I was a subscriber to The Daily Reckoning for a few years in the 1990s. They have basically called for this derivative-based demise since that time. They were indeed prescient but like most of us they were lousy timers of the market. I stopped reading them in 1998 because too much gloom-and-doom reading costs you money because you fear the eventual downturn (always a downturn is coming in every market) and become afraid to pull the trigger on stocks.

I am taking their advice now though and buying 4-5 stocks soon (mostly because that is all of the cash I have). They will be cash-rich with little debt; industry leaders in particular industries only; significantly off their highs and dividend-paying (I want some kind of return if I am waiting a long time for the sun to shine again).

The industries I have chosen (1 stock each) are aerospace-defense because Biden has already warned us that Obama will be tested within 6 months and even if McCain were to pull off a miracle Nov 4 there is just too much unrest in the geo-political world.
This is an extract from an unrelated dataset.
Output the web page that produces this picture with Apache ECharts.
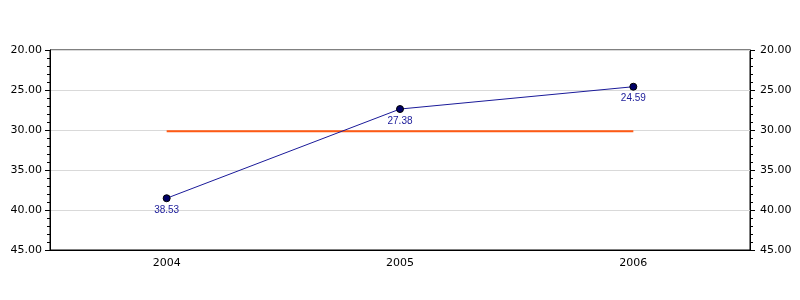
<!DOCTYPE html>
<html>
<head>
<meta charset="utf-8">
<script src="https://cdn.jsdelivr.net/npm/echarts@6/dist/echarts.min.js"></script>
<style>html,body{margin:0;padding:0;background:#fff}#c{width:800px;height:300px}</style>
</head>
<body>
<div id="c"></div>
<script>
const categories = ['2004', '2005', '2006'];
const values = [38.53, 27.38, 24.59];
const averageValues = [30.17, 30.17, 30.17];
const yMin = 20, yMax = 45, yStep = 5;

const chart = echarts.init(document.getElementById('c'), null, {renderer: 'canvas'});
const yAxisBase = {
  type: 'value', inverse: true, min: yMin, max: yMax, interval: yStep,
  axisLine: {show: true, lineStyle: {color: '#000', width: 1}},
  axisTick: {show: true, length: 5, lineStyle: {color: '#000'}},
  minorTick: {show: true, splitNumber: 5, length: 3, lineStyle: {color: '#000'}},
  axisLabel: {color: '#000', fontFamily: 'DejaVu Sans', fontSize: 11, formatter: v => v.toFixed(2)}
};
chart.setOption({
  animation: false,
  grid: {left: 50, right: 50, top: 50, bottom: 50, show: true, borderColor: '#000', borderWidth: 1},
  xAxis: {
    type: 'category', data: categories, boundaryGap: true,
    axisLine: {onZero: false, lineStyle: {color: '#000'}},
    axisTick: {alignWithLabel: true, length: 5, lineStyle: {color: '#000'}},
    axisLabel: {color: '#000', fontFamily: 'DejaVu Sans', fontSize: 11, margin: 8},
    splitLine: {show: false}
  },
  yAxis: [
    Object.assign({}, yAxisBase, {position: 'left',
      axisLabel: Object.assign({}, yAxisBase.axisLabel, {margin: 8}),
      splitLine: {show: true, lineStyle: {color: '#d9d9d9', width: 1}}}),
    Object.assign({}, yAxisBase, {position: 'right',
      axisLabel: Object.assign({}, yAxisBase.axisLabel, {margin: 10}),
      splitLine: {show: false}})
  ],
  series: [
    {
      type: 'line', data: averageValues, yAxisIndex: 0, showSymbol: false, symbol: 'none',
      lineStyle: {color: '#ff5a14', width: 2}, z: 2, silent: true
    },
    {
      type: 'line', data: values, yAxisIndex: 0,
      symbol: 'circle', symbolSize: 7,
      itemStyle: {color: '#000066', borderColor: '#000', borderWidth: 1},
      lineStyle: {color: '#1a1a99', width: 1},
      label: {show: true, position: 'bottom', distance: 3, color: '#1a1a99',
        fontFamily: 'Liberation Sans', fontSize: 10, formatter: p => p.value.toFixed(2)},
      z: 3
    }
  ]
});
</script>
</body>
</html>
I have a nagging suspicion that no matter what happens in this election something major is on the horizon.

The second industry I have chosen is energy because I do not believe the rapid drop makes any more sense than the meteoric rise through the first part of the year. Yes we will curtail driving during a recession. We have done it in the past in the early 1980s and we nearly bankrupted the free-spending sheiks of the middle east but the global times have changed. Energy is needed everywhere and the third-world is getting smaller not larger.

The third industry is the agriculture/fertilizer companies who have been absolutely pounded because of the weakness in fertilizer prices and a fear of a first-to-third-world depression like in the 1930s. I just cannot fathom agriculture declining for very long. If everything else goes to hell people still have to eat and there isn't enough quality arable land to feed all of them without the help of the nutrients that these firms supply.

The fourth industry may be metals as they have fallen deeply also or it may be industrial manufacturing. I haven't really decided yet.

What there will not be is any banks or financial stocks, yet. We are not out of this crisis yet. I do not think I want any retail because I think people are going to stick to the essentials for awhile. Panic selling = little buying. That doesn't mean all retail is bad. People need the basics. If Walmart were cheaper I'd probably load up on it. I am looking at Walgreen because it is an industry leader but then again so is Home Depot and we know that story.

Bill Bonner and all of the staff at that investment paper are brilliant. I have been hearing about the danger of derivatives for 15 years from other sources as well (has anyone out there ever heard of Nick Guarino?). Mortgage-backed securities and other derivatives are older than that, of course, but the trading always made a modicum of sense because it was a good way for hedging asset and commodity prices. The financial centers lost their brains beginning in 2003 though and coupled with government pressure placed on urban mortgage firms through the CRA (Community Reinvestment Act) giving mortgages to anyone regardless of ability to pay we are now having to clean up a huge mess. Look at DWOTs blog and check the Alt-A mortgages that are coming due over the next 8 years. It will take a long time to clean this mess up.

At any rate it is good to see The Daily Reckoning advising a long-term buy scenario in certain equities. The investing lessons I have learned from them have rewarded me handsomely over the years.